Work to complete: Retype each line of the material exactly, please, skipping any picture in it.

Collected data:
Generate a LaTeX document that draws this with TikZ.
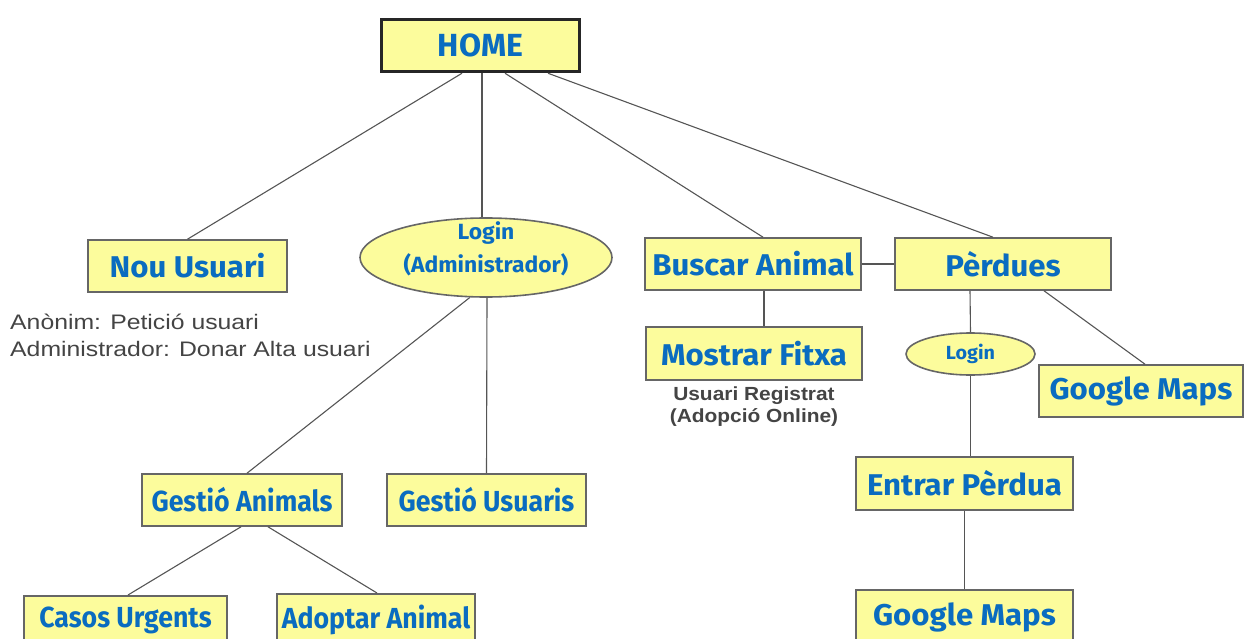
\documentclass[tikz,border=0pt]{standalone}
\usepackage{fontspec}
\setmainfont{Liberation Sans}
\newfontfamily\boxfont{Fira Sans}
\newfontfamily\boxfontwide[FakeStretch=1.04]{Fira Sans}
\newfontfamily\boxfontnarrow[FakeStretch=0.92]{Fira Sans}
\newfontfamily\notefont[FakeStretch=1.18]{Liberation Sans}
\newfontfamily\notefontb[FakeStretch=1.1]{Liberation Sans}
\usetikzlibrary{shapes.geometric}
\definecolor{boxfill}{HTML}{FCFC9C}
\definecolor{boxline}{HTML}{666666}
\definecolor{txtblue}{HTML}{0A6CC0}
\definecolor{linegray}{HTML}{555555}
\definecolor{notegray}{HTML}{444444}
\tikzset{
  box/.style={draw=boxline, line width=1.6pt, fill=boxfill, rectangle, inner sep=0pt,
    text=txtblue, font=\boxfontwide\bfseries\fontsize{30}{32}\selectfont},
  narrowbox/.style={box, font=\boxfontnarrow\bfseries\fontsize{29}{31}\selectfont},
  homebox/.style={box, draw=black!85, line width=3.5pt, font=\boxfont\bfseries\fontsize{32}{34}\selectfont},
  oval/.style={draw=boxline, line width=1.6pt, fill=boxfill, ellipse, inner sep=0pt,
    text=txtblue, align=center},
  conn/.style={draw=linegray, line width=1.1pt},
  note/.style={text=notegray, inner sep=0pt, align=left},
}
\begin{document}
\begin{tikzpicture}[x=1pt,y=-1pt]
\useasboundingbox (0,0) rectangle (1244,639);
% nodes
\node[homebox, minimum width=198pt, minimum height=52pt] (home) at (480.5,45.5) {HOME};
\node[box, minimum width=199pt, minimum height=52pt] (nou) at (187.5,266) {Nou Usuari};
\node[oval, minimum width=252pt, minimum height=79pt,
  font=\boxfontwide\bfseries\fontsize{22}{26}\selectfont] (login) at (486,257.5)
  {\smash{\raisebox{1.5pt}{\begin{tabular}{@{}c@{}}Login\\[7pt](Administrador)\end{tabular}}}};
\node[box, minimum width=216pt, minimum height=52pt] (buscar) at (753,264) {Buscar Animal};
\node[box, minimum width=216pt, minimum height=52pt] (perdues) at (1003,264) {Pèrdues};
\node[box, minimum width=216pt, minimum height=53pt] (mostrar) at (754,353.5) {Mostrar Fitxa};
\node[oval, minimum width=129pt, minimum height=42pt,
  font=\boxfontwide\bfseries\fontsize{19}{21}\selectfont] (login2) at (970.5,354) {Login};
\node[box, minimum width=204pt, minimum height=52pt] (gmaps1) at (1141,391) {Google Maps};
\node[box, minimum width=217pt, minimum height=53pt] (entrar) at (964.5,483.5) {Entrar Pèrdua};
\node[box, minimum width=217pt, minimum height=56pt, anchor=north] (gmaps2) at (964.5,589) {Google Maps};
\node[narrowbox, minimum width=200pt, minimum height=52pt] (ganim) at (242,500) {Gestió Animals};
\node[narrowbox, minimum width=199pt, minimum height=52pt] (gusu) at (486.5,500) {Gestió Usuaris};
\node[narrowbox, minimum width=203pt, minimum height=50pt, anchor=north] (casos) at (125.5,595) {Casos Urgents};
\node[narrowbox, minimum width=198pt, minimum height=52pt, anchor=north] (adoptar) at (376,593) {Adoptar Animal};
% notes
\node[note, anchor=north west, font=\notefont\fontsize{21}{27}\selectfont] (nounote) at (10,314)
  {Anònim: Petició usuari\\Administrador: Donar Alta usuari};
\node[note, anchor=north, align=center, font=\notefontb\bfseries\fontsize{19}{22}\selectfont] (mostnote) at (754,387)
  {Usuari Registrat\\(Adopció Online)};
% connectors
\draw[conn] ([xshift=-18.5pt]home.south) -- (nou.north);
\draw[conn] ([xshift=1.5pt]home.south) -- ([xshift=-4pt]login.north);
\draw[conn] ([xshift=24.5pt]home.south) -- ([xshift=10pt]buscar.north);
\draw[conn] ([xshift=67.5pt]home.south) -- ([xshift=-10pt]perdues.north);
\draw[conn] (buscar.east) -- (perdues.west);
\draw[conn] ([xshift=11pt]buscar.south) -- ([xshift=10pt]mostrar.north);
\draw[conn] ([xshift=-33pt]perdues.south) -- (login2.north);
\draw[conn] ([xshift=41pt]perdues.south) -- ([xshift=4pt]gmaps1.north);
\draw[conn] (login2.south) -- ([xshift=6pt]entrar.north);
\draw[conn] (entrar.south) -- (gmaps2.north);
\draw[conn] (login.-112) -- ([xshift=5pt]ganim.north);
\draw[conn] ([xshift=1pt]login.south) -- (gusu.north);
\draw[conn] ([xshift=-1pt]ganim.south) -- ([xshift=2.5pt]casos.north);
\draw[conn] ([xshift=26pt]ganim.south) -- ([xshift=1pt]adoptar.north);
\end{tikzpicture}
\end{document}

Complete output:
Generate a LaTeX document that draws this with TikZ.
\documentclass[tikz,border=0pt]{standalone}
\usepackage{fontspec}
\setmainfont{Liberation Sans}
\newfontfamily\boxfont{Fira Sans}
\newfontfamily\boxfontwide[FakeStretch=1.04]{Fira Sans}
\newfontfamily\boxfontnarrow[FakeStretch=0.92]{Fira Sans}
\newfontfamily\notefont[FakeStretch=1.18]{Liberation Sans}
\newfontfamily\notefontb[FakeStretch=1.1]{Liberation Sans}
\usetikzlibrary{shapes.geometric}
\definecolor{boxfill}{HTML}{FCFC9C}
\definecolor{boxline}{HTML}{666666}
\definecolor{txtblue}{HTML}{0A6CC0}
\definecolor{linegray}{HTML}{555555}
\definecolor{notegray}{HTML}{444444}
\tikzset{
  box/.style={draw=boxline, line width=1.6pt, fill=boxfill, rectangle, inner sep=0pt,
    text=txtblue, font=\boxfontwide\bfseries\fontsize{30}{32}\selectfont},
  narrowbox/.style={box, font=\boxfontnarrow\bfseries\fontsize{29}{31}\selectfont},
  homebox/.style={box, draw=black!85, line width=3.5pt, font=\boxfont\bfseries\fontsize{32}{34}\selectfont},
  oval/.style={draw=boxline, line width=1.6pt, fill=boxfill, ellipse, inner sep=0pt,
    text=txtblue, align=center},
  conn/.style={draw=linegray, line width=1.1pt},
  note/.style={text=notegray, inner sep=0pt, align=left},
}
\begin{document}
\begin{tikzpicture}[x=1pt,y=-1pt]
\useasboundingbox (0,0) rectangle (1244,639);
% nodes
\node[homebox, minimum width=198pt, minimum height=52pt] (home) at (480.5,45.5) {HOME};
\node[box, minimum width=199pt, minimum height=52pt] (nou) at (187.5,266) {Nou Usuari};
\node[oval, minimum width=252pt, minimum height=79pt,
  font=\boxfontwide\bfseries\fontsize{22}{26}\selectfont] (login) at (486,257.5)
  {\smash{\raisebox{1.5pt}{\begin{tabular}{@{}c@{}}Login\\[7pt](Administrador)\end{tabular}}}};
\node[box, minimum width=216pt, minimum height=52pt] (buscar) at (753,264) {Buscar Animal};
\node[box, minimum width=216pt, minimum height=52pt] (perdues) at (1003,264) {Pèrdues};
\node[box, minimum width=216pt, minimum height=53pt] (mostrar) at (754,353.5) {Mostrar Fitxa};
\node[oval, minimum width=129pt, minimum height=42pt,
  font=\boxfontwide\bfseries\fontsize{19}{21}\selectfont] (login2) at (970.5,354) {Login};
\node[box, minimum width=204pt, minimum height=52pt] (gmaps1) at (1141,391) {Google Maps};
\node[box, minimum width=217pt, minimum height=53pt] (entrar) at (964.5,483.5) {Entrar Pèrdua};
\node[box, minimum width=217pt, minimum height=56pt, anchor=north] (gmaps2) at (964.5,589) {Google Maps};
\node[narrowbox, minimum width=200pt, minimum height=52pt] (ganim) at (242,500) {Gestió Animals};
\node[narrowbox, minimum width=199pt, minimum height=52pt] (gusu) at (486.5,500) {Gestió Usuaris};
\node[narrowbox, minimum width=203pt, minimum height=50pt, anchor=north] (casos) at (125.5,595) {Casos Urgents};
\node[narrowbox, minimum width=198pt, minimum height=52pt, anchor=north] (adoptar) at (376,593) {Adoptar Animal};
% notes
\node[note, anchor=north west, font=\notefont\fontsize{21}{27}\selectfont] (nounote) at (10,314)
  {Anònim: Petició usuari\\Administrador: Donar Alta usuari};
\node[note, anchor=north, align=center, font=\notefontb\bfseries\fontsize{19}{22}\selectfont] (mostnote) at (754,387)
  {Usuari Registrat\\(Adopció Online)};
% connectors
\draw[conn] ([xshift=-18.5pt]home.south) -- (nou.north);
\draw[conn] ([xshift=1.5pt]home.south) -- ([xshift=-4pt]login.north);
\draw[conn] ([xshift=24.5pt]home.south) -- ([xshift=10pt]buscar.north);
\draw[conn] ([xshift=67.5pt]home.south) -- ([xshift=-10pt]perdues.north);
\draw[conn] (buscar.east) -- (perdues.west);
\draw[conn] ([xshift=11pt]buscar.south) -- ([xshift=10pt]mostrar.north);
\draw[conn] ([xshift=-33pt]perdues.south) -- (login2.north);
\draw[conn] ([xshift=41pt]perdues.south) -- ([xshift=4pt]gmaps1.north);
\draw[conn] (login2.south) -- ([xshift=6pt]entrar.north);
\draw[conn] (entrar.south) -- (gmaps2.north);
\draw[conn] (login.-112) -- ([xshift=5pt]ganim.north);
\draw[conn] ([xshift=1pt]login.south) -- (gusu.north);
\draw[conn] ([xshift=-1pt]ganim.south) -- ([xshift=2.5pt]casos.north);
\draw[conn] ([xshift=26pt]ganim.south) -- ([xshift=1pt]adoptar.north);
\end{tikzpicture}
\end{document}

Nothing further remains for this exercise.